##### Given material

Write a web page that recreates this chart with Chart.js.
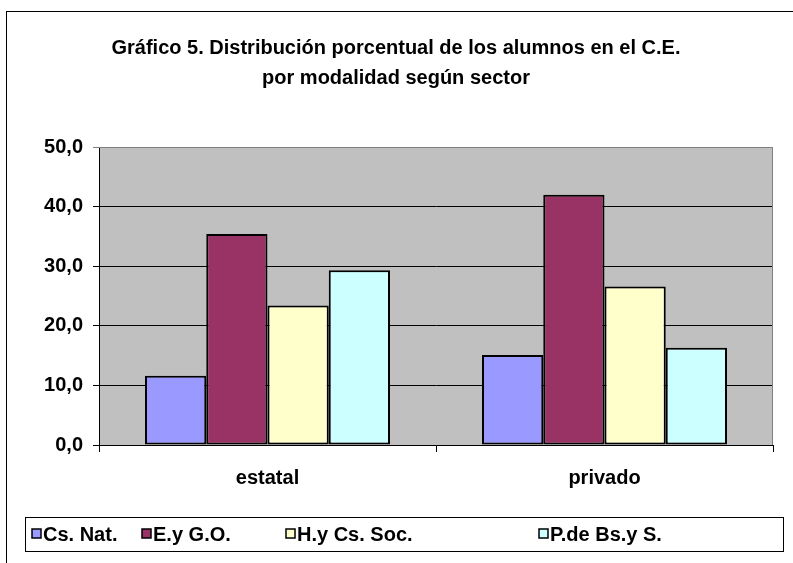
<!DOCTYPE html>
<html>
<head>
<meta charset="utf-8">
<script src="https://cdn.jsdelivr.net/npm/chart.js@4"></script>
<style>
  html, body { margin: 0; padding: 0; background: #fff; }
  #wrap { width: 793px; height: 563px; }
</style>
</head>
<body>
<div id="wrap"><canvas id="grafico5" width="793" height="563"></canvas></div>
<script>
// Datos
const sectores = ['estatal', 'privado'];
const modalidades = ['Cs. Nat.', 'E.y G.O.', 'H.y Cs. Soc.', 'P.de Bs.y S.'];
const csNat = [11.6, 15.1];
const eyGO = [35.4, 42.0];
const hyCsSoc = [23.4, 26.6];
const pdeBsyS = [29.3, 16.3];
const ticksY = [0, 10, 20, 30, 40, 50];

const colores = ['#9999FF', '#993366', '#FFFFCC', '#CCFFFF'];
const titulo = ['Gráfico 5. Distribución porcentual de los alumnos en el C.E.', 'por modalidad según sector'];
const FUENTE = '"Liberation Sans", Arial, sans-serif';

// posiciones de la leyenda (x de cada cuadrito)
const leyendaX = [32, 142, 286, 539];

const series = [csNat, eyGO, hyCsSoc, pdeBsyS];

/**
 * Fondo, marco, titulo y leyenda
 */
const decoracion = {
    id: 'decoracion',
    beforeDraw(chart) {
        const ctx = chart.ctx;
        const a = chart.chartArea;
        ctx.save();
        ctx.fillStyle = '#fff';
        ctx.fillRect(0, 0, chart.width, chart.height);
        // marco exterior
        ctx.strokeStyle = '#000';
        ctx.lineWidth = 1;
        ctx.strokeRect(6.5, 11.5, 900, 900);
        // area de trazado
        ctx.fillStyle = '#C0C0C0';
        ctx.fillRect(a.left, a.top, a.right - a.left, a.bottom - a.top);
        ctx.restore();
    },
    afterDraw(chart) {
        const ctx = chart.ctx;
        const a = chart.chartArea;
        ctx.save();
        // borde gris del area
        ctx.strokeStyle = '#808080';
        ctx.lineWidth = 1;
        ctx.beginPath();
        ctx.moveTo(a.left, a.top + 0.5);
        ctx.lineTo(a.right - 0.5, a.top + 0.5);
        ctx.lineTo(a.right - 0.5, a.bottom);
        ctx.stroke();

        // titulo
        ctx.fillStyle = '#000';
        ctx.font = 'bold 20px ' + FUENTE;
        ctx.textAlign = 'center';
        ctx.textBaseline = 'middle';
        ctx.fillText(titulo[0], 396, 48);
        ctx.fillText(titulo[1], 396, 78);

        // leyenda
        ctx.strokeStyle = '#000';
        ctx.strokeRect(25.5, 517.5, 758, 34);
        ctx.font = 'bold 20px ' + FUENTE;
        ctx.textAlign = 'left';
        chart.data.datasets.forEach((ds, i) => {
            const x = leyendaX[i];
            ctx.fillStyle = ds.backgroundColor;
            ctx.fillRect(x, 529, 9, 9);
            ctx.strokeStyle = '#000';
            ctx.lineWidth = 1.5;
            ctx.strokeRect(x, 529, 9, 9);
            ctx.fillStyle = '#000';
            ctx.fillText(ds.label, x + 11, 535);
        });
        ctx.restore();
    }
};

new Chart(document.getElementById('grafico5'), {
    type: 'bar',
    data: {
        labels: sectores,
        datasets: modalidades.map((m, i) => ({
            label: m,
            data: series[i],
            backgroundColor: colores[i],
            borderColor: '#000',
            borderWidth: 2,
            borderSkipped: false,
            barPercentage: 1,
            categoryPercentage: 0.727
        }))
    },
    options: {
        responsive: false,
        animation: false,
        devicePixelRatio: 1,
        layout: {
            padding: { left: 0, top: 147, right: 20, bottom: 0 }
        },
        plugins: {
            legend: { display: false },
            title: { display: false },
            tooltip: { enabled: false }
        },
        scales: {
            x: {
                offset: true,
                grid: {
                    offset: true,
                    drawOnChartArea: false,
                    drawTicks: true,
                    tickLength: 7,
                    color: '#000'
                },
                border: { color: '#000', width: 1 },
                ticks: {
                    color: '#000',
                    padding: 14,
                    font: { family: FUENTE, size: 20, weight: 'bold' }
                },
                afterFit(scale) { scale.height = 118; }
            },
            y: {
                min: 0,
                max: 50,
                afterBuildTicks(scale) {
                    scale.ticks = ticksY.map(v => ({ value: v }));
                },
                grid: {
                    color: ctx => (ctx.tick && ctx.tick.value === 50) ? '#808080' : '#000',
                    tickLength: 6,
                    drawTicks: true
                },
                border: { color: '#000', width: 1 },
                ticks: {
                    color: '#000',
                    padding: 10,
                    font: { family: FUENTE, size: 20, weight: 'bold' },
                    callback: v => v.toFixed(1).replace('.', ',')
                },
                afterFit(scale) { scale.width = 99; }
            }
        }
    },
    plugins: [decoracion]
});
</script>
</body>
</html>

##########

What is asked
Starting at the first line of the material, output exactly the lines up to and including the one with "const series = [csNat, eyGO, hyCsSoc, pdeBsyS];". Do not include the pictures.

Solution to this task
Write a web page that recreates this chart with Chart.js.
<!DOCTYPE html>
<html>
<head>
<meta charset="utf-8">
<script src="https://cdn.jsdelivr.net/npm/chart.js@4"></script>
<style>
  html, body { margin: 0; padding: 0; background: #fff; }
  #wrap { width: 793px; height: 563px; }
</style>
</head>
<body>
<div id="wrap"><canvas id="grafico5" width="793" height="563"></canvas></div>
<script>
// Datos
const sectores = ['estatal', 'privado'];
const modalidades = ['Cs. Nat.', 'E.y G.O.', 'H.y Cs. Soc.', 'P.de Bs.y S.'];
const csNat = [11.6, 15.1];
const eyGO = [35.4, 42.0];
const hyCsSoc = [23.4, 26.6];
const pdeBsyS = [29.3, 16.3];
const ticksY = [0, 10, 20, 30, 40, 50];

const colores = ['#9999FF', '#993366', '#FFFFCC', '#CCFFFF'];
const titulo = ['Gráfico 5. Distribución porcentual de los alumnos en el C.E.', 'por modalidad según sector'];
const FUENTE = '"Liberation Sans", Arial, sans-serif';

// posiciones de la leyenda (x de cada cuadrito)
const leyendaX = [32, 142, 286, 539];

const series = [csNat, eyGO, hyCsSoc, pdeBsyS];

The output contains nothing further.